Les ressources d'aide pour hommes qui traversent une rupture amoureuse échappent à toutes les enveloppes budgétaires gouvernementales. Pourtant, l'arrivée d'un nouveau conjoint ou l'échec amoureux sont perçus comme des éléments déclencheurs récurrents dans une série de récents drames conjugaux.

La détresse psychologique ressentie par l'ancien cardiologue Guy Turcotte, qui a tué ses deux jeunes enfants en février 2009, illustre bien la «cassette noire» qui peut défiler dans la tête des hommes qui peinent à surmonter l'échec de leur couple.

Geneviève Landry, directrice générale de l'Entraide pour hommes Vallée-du-Richelieu-Longueuil, estime que trop peu d'organismes prennent en charge ce type de problématique, avant que les drames ne se jouent.

Pourtant, encore plusieurs parcours jusque-là sans épisode violent se soldent par des homicides d'enfants, parce qu'une spirale négative a germé dans l'esprit de certains hommes au lendemain du départ d'une conjointe.

«Depuis 15 ans, ce que je vois comme élément déclencheur chez les hommes qui soudainement ont une idée de vengeance ou d'homicide, c'est la rupture amoureuse. Plusieurs hommes ont tendance à tout investir dans leur conjointe sans élargir leur cercle social», affirme Mme Landry.

La conjointe se retrouve alors à conjuguer les titres de mère des enfants, d'amante, d'amie et de confidente.

«Ceux qui arrivent ici ont souvent pour discours qu'ils ont tout perdu. Comme si, au fond, ces personnes avaient plusieurs pertes à vivre en même temps», précise Geneviève Landry.

Il y a moins de 30 organismes d'aide pour hommes au Québec; de ce nombre, la majorité concentre ses énergies sur les cas de violence conjugale et familiale, mais seulement une fois les faits établis.

Ces organismes qui oeuvrent pour contrer la violence réussissent à obtenir de l'aide publique. Dans le cas des problèmes de rupture, ni le ministère de la Santé ni celui des Services sociaux ni celui de la Famille n'offre de subventions.

«On a toujours à voir ce qu'on peut faire de plus, ce qu'on peut faire de mieux. C'est une réflexion qui doit se poursuivre au niveau du gouvernement», a mentionné mercredi la ministre de la Famille, Yolande James, en entrevue à La Presse Canadienne. Elle en a profité pour répéter qu'elle avait récemment mis de l'avant une stratégie pour valoriser le rôle du père.

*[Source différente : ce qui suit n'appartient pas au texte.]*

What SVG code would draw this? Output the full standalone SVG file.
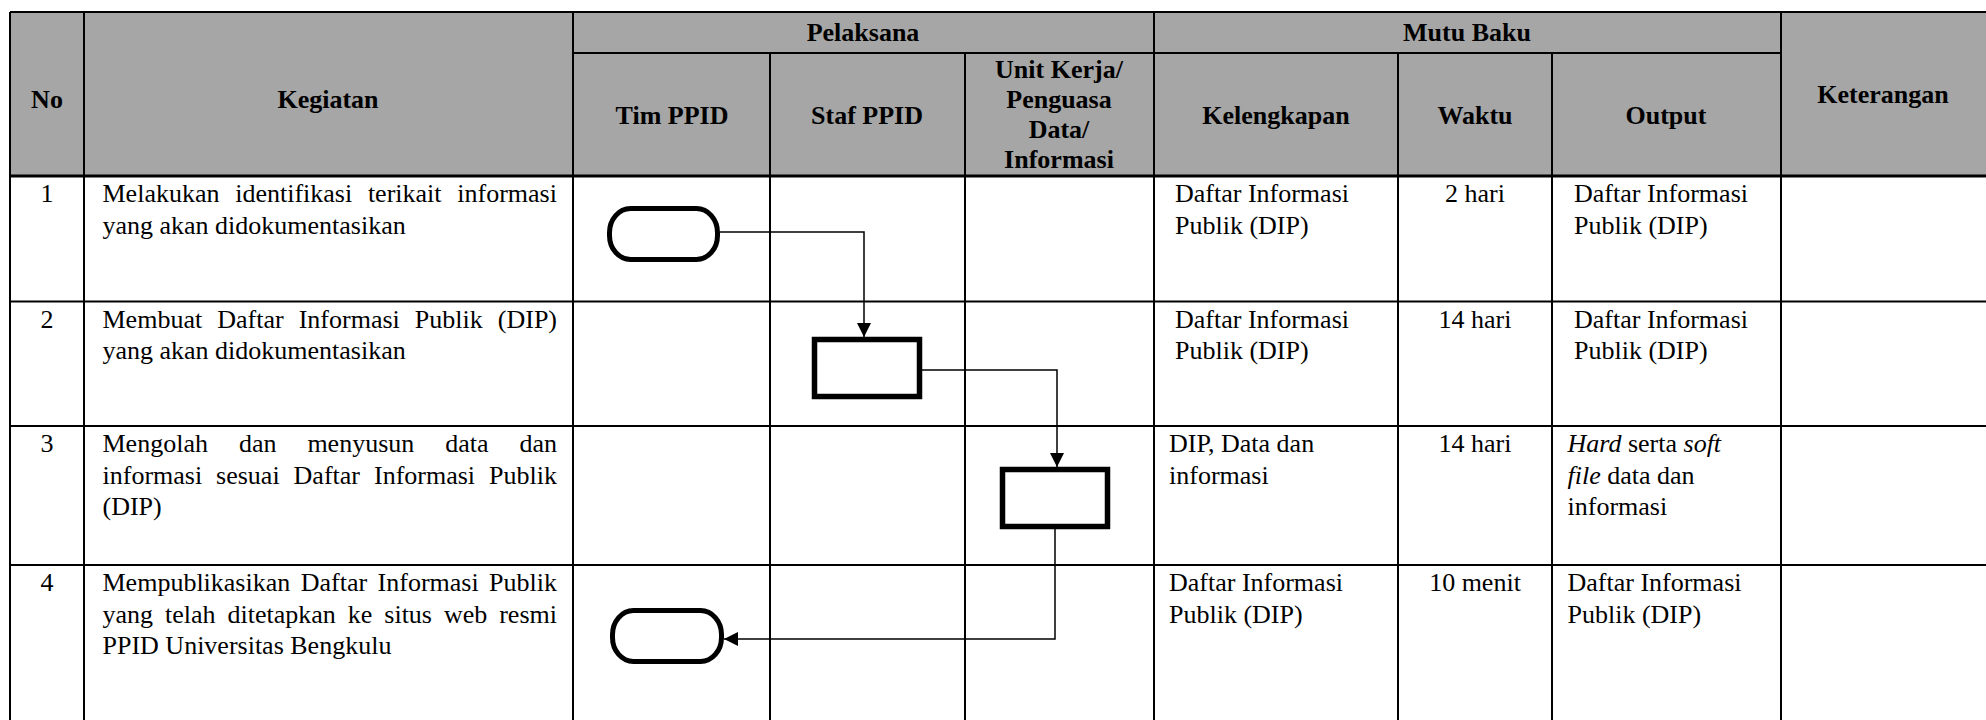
<svg xmlns="http://www.w3.org/2000/svg" width="1986" height="720" viewBox="0 0 1986 720" font-family="'Liberation Serif', 'DejaVu Serif', serif">
<style>
  text { font-family: 'Liberation Serif', 'DejaVu Serif', serif; font-size: 26px; fill: #000; }
  .h { font-weight: bold; text-anchor: middle; }
  .c { text-anchor: middle; }
  .i { font-style: italic; }
  .grid line { stroke: #000; stroke-width: 2; }
  .grid line.thick { stroke-width: 3; }
  .term { fill: #fff; stroke: #000; stroke-width: 5; }
  .proc { fill: #fff; stroke: #000; stroke-width: 5.5; }
  .conn path { fill: none; stroke: #000; stroke-width: 1.5; }
</style>
<defs>
  <marker id="arrow" viewBox="0 0 14 14" refX="14" refY="7" markerWidth="14" markerHeight="14" markerUnits="userSpaceOnUse" orient="auto">
    <path d="M0,0 L14,7 L0,14 z" fill="#000"/>
  </marker>
</defs>
<rect x="0" y="0" width="1986" height="720" fill="#fff"/>
<rect x="10" y="12" width="1976" height="164" fill="#a6a6a6"/>

<g class="grid" id="table-grid">
  <line x1="10" y1="12" x2="1986" y2="12"/>
  <line x1="573" y1="53" x2="1781" y2="53"/>
  <line class="thick" x1="10" y1="176" x2="1986" y2="176"/>
  <line x1="10" y1="301.5" x2="1986" y2="301.5"/>
  <line x1="10" y1="426" x2="1986" y2="426"/>
  <line x1="10" y1="565" x2="1986" y2="565"/>
  <line x1="10" y1="12" x2="10" y2="720"/>
  <line x1="84" y1="12" x2="84" y2="720"/>
  <line x1="573" y1="12" x2="573" y2="720"/>
  <line x1="1154" y1="12" x2="1154" y2="720"/>
  <line x1="1781" y1="12" x2="1781" y2="720"/>
  <line x1="770" y1="53" x2="770" y2="720"/>
  <line x1="965" y1="53" x2="965" y2="720"/>
  <line x1="1398" y1="53" x2="1398" y2="720"/>
  <line x1="1552" y1="53" x2="1552" y2="720"/>
</g>

<g id="header-text">
  <text class="h" x="47" y="108">No</text>
  <text class="h" x="328" y="108">Kegiatan</text>
  <text class="h" x="863" y="41">Pelaksana</text>
  <text class="h" x="1467" y="41">Mutu Baku</text>
  <text class="h" x="1883" y="103">Keterangan</text>
  <text class="h" x="672" y="124">Tim PPID</text>
  <text class="h" x="867" y="124">Staf PPID</text>
  <text class="h" x="1059" y="78">Unit Kerja/</text>
  <text class="h" x="1059" y="108">Penguasa</text>
  <text class="h" x="1059" y="138">Data/</text>
  <text class="h" x="1059" y="168">Informasi</text>
  <text class="h" x="1276" y="124">Kelengkapan</text>
  <text class="h" x="1475" y="124">Waktu</text>
  <text class="h" x="1666" y="124">Output</text>
</g>

<g id="row-1">
  <text class="c" x="47" y="202">1</text>
  <text y="202"><tspan x="102.5">Melakukan</tspan><tspan x="235.2">identifikasi</tspan><tspan x="367.9">terikait</tspan><tspan x="457.3">informasi</tspan></text>
  <text x="102.5" y="233.5">yang akan didokumentasikan</text>
  <text x="1175" y="202">Daftar Informasi</text>
  <text x="1175" y="233.5">Publik (DIP)</text>
  <text class="c" x="1475" y="202">2 hari</text>
  <text x="1574" y="202">Daftar Informasi</text>
  <text x="1574" y="233.5">Publik (DIP)</text>
</g>

<g id="row-2">
  <text class="c" x="47" y="327.5">2</text>
  <text y="327.5"><tspan x="102.5">Membuat</tspan><tspan x="217.2">Daftar</tspan><tspan x="298.7">Informasi</tspan><tspan x="414.8">Publik</tspan><tspan x="497.8">(DIP)</tspan></text>
  <text x="102.5" y="359">yang akan didokumentasikan</text>
  <text x="1175" y="327.5">Daftar Informasi</text>
  <text x="1175" y="359">Publik (DIP)</text>
  <text class="c" x="1475" y="327.5">14 hari</text>
  <text x="1574" y="327.5">Daftar Informasi</text>
  <text x="1574" y="359">Publik (DIP)</text>
</g>

<g id="row-3">
  <text class="c" x="47" y="452">3</text>
  <text y="452"><tspan x="102.5">Mengolah</tspan><tspan x="238.9">dan</tspan><tspan x="307.4">menyusun</tspan><tspan x="445.2">data</tspan><tspan x="519.5">dan</tspan></text>
  <text y="483.5"><tspan x="102.5">informasi</tspan><tspan x="216.1">sesuai</tspan><tspan x="293.6">Daftar</tspan><tspan x="374">Informasi</tspan><tspan x="489.1">Publik</tspan></text>
  <text x="102.5" y="515">(DIP)</text>
  <text x="1169" y="452">DIP, Data dan</text>
  <text x="1169" y="483.5">informasi</text>
  <text class="c" x="1475" y="452">14 hari</text>
  <text x="1567.5" y="452"><tspan class="i">Hard</tspan> serta <tspan class="i">soft</tspan></text>
  <text x="1567.5" y="483.5"><tspan class="i">file</tspan> data dan</text>
  <text x="1567.5" y="515">informasi</text>
</g>

<g id="row-4">
  <text class="c" x="47" y="591">4</text>
  <text y="591"><tspan x="102.5">Mempublikasikan</tspan><tspan x="300.7">Daftar</tspan><tspan x="377.6">Informasi</tspan><tspan x="489.1">Publik</tspan></text>
  <text y="622.5"><tspan x="102.5">yang</tspan><tspan x="165">telah</tspan><tspan x="227.5">ditetapkan</tspan><tspan x="347.8">ke</tspan><tspan x="384.3">situs</tspan><tspan x="443.9">web</tspan><tspan x="499.2">resmi</tspan></text>
  <text x="102.5" y="654">PPID Universitas Bengkulu</text>
  <text x="1169" y="591">Daftar Informasi</text>
  <text x="1169" y="622.5">Publik (DIP)</text>
  <text class="c" x="1475" y="591">10 menit</text>
  <text x="1567.5" y="591">Daftar Informasi</text>
  <text x="1567.5" y="622.5">Publik (DIP)</text>
</g>

<g id="node-start">
  <rect class="term" x="609.5" y="208.5" width="108" height="51" rx="21" ry="24"/>
</g>
<g id="node-staf">
  <rect class="proc" x="814.5" y="339.5" width="105" height="57"/>
</g>
<g id="node-unit">
  <rect class="proc" x="1002.5" y="469.5" width="105" height="57"/>
</g>
<g id="node-end">
  <rect class="term" x="612.5" y="610.5" width="109" height="51" rx="21" ry="24"/>
</g>

<g class="conn" id="connectors">
  <path d="M720,232 H864 V337" marker-end="url(#arrow)"/>
  <path d="M922,370 H1057 V467" marker-end="url(#arrow)"/>
  <path d="M1055,529 V639 H724" marker-end="url(#arrow)"/>
</g>
</svg>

La directrice de l'Entraide pour hommes croit aussi qu'il faut changer les perceptions sociales quand aux ressources d'aide pour les hommes. Selon elle, ils sont encore trop nombreux à croire qu'ils peuvent seuls venir à bout de leurs difficultés, et la population ne connaît pas les services offerts pour ceux qui sont en situation de détresse.

«Il faut défaire l'idée voulant que demander un coup de main n'était pas quelque chose de masculin», estime Geneviève Landry.

Pour elle, il faut encourager les hommes à demander de l'aide, sans gêne. «Certains sont pris dans une «cassette noire» et n'en parlent pas, alors ils l'alimentent et plus ils sont dans cette cassette, plus il leur est difficile d'en sortir. Ils finissent par croire ce qui se passe dans leur tête. Le rôle de l'intervenant est d'amener cette personne à prendre du recul», soutient Mme Landry.

Les données de Statistique Canada révèlent qu'entre 2000 et 2009, il y a eu 326 homicides d'enfants et de personnes de moins de 18 ans commis par un membre de la famille, ce qui représente 21 pour cent des drames familiaux meurtriers.

Au cours des 30 dernières années, le taux d'homicides de la conjointe est demeuré environ de trois à quatre fois plus élevé que chez le conjoint.